Nicola Allieta, VOD manager at on-demand aggregation services Under The Milky Way, said that success was built on an ongoing conversation and the curation of content. Done properly, it was possible to appeal to consumers over the heads of traditional gatekeepers.
“It’s up to us to influence our audience, and we can be even more effective than the press,” he said.
That conversation can help build and shape a loyal community, according to Soleil Nathwani, of GATHR Films: “I think everyone should value the importance of social networks more highly. Their role is fundamental in defining who and where their community is.”
Over the long term, the success of audience-driven models will be about more than gathering ‘fans’.
“Crowdfunding has now become much more than just funding,” said Yves Jeanneau, of Sunny Side of the Doc, “and each subscriber’s contribution extends beyond the budgetary realm. I would rather call it a Participative Economy.”

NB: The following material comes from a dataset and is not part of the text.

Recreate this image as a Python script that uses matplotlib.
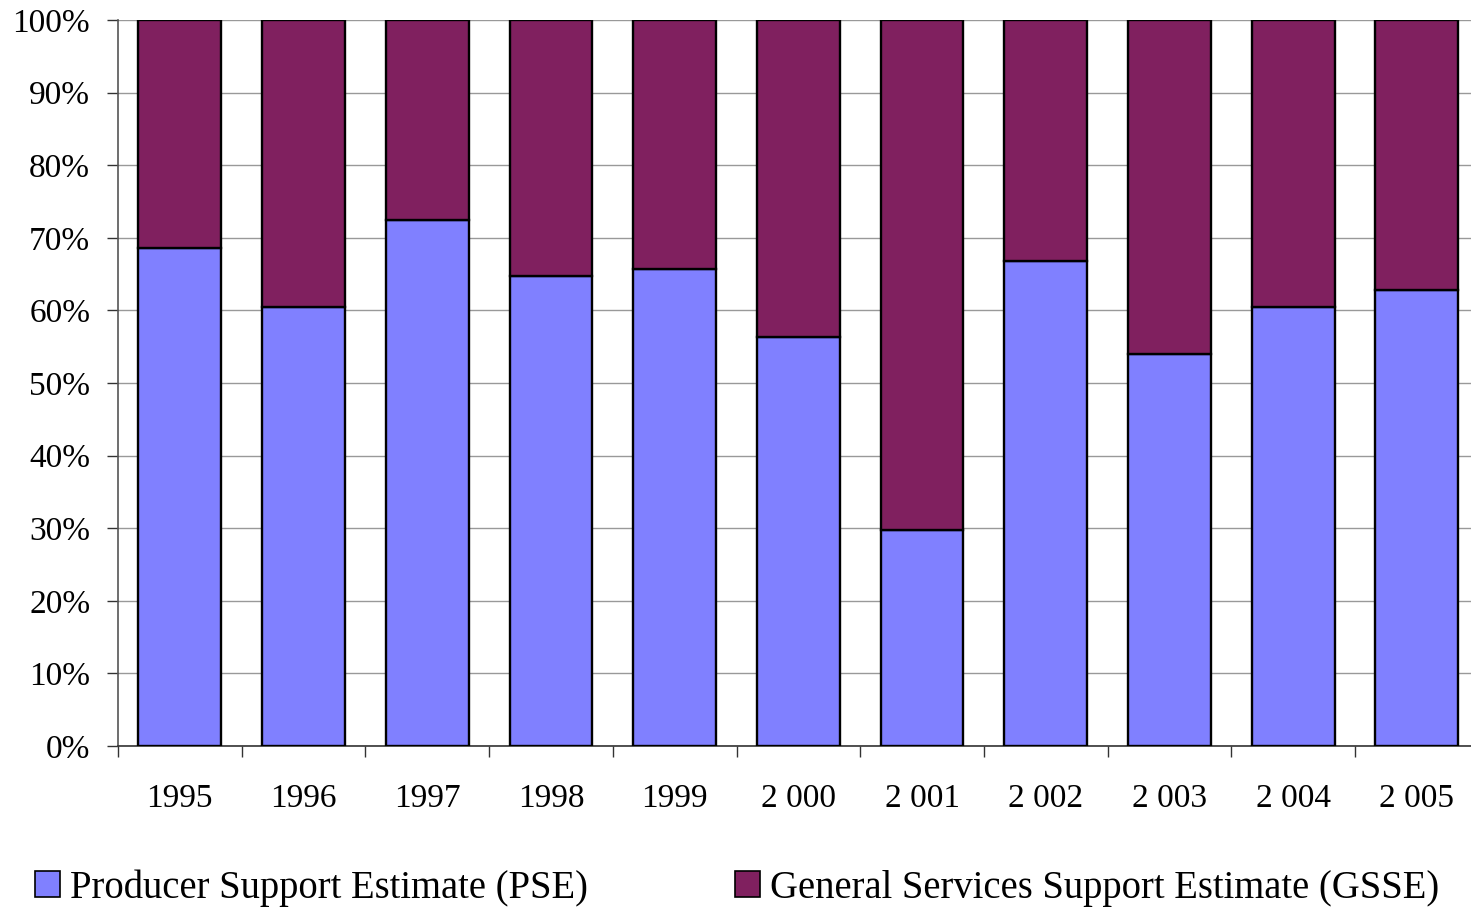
import matplotlib
matplotlib.use("Agg")
import matplotlib.pyplot as plt
from matplotlib.patches import Patch
import numpy as np

# share of total support, in %
years = ["1995", "1996", "1997", "1998", "1999", "2 000", "2 001", "2 002", "2 003", "2 004", "2 005"]
pse = [68.6, 60.5, 72.5, 64.7, 65.7, 56.3, 29.8, 66.8, 54.0, 60.5, 62.8]
gsse = [100 - v for v in pse]

pse_color = "#8080FF"
gsse_color = "#80205F"

plt.rcParams['font.family'] = ['Liberation Serif', 'DejaVu Serif']

W, H = 1471, 908
fig = plt.figure(figsize=(W / 100, H / 100), dpi=100)
# axes runs slightly past the right edge of the image, as in the original
ax = fig.add_axes([118 / W, (H - 746) / H, 11 * 123.7 / W, (746 - 20) / H])

x = np.arange(len(years))
ax.bar(x, pse, width=0.67, color=pse_color, edgecolor="black", linewidth=1.7, zorder=3)
ax.bar(x, gsse, bottom=pse, width=0.67, color=gsse_color, edgecolor="black", linewidth=1.7, zorder=3)

ax.set_ylim(0, 100)
ax.set_xlim(-0.5, 10.5)
ax.set_yticks(np.arange(0, 101, 10))
ax.set_yticklabels([f"{v}%" for v in range(0, 101, 10)])
ax.yaxis.grid(True, color="#999999", linewidth=1.0, zorder=0)

# category labels between boundary ticks
ax.set_xticks(x)
ax.set_xticklabels(years)
ax.set_xticks(np.arange(-0.5, len(years), 1), minor=True)
ax.tick_params(axis="x", which="major", length=0, pad=27, labelsize=24)
ax.tick_params(axis="x", which="minor", length=8, width=1.0, direction="out", color="#333333")
ax.tick_params(axis="y", length=8, width=1.0, direction="out", pad=12, labelsize=24, color="#333333")

for s in ["top", "right"]:
    ax.spines[s].set_visible(False)
ax.spines["left"].set_color("#555555")
ax.spines["left"].set_linewidth(1.2)
ax.spines["bottom"].set_color("#333333")
ax.spines["bottom"].set_linewidth(1.2)

handles = [Patch(facecolor=pse_color, edgecolor="black", linewidth=1.2),
           Patch(facecolor=gsse_color, edgecolor="black", linewidth=1.2)]
fig.legend(handles, ["Producer Support Estimate (PSE)", "General Services Support Estimate (GSSE)"],
           loc="center left", bbox_to_anchor=(0.024, 0.022), ncol=2, frameon=False,
           fontsize=27.8, handlelength=0.65, handleheight=0.65, handletextpad=0.25,
           columnspacing=3.8, borderaxespad=0, borderpad=0)

fig.savefig("out.png", dpi=100)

Shared knowledge is the key to the future
The problem for the Next sessions, like so many of the debates on new media, is the shortage of hard evidence. The film industry was always built to an extent on myth that could trump mere facts and data; more than one speaker reminded the Next audience of the historical importance of P.T Barnum’s maxim that “there’s a sucker born every minute.”
In a world of Big Data and social media, however, suckers might become a more scarce commodity.
It is not that there is now a lack of pioneering experiments: the sessions brought up many case studies, including Iron Sky; the release of Nymphomaniac in the UK and US.
The real issue is a lack of hard data, particularly around VOD models, and an inflated expectation of immediate results. It is an unfortunate but inevitable reality that a significant number of those testing the waters of new models are doing so in desperation and would have had few prospects of success at any time.
That will change as new options mature and old ones further decline.
Nonetheless, the history of innovation in film, and so many other industries, is that long-term success will built on bold and brave failure among pathfinder projects.
Instead of writing off supposed failure, the systematic collection of value created by each project, in terms of data created and lessons learned may hold the key to the future.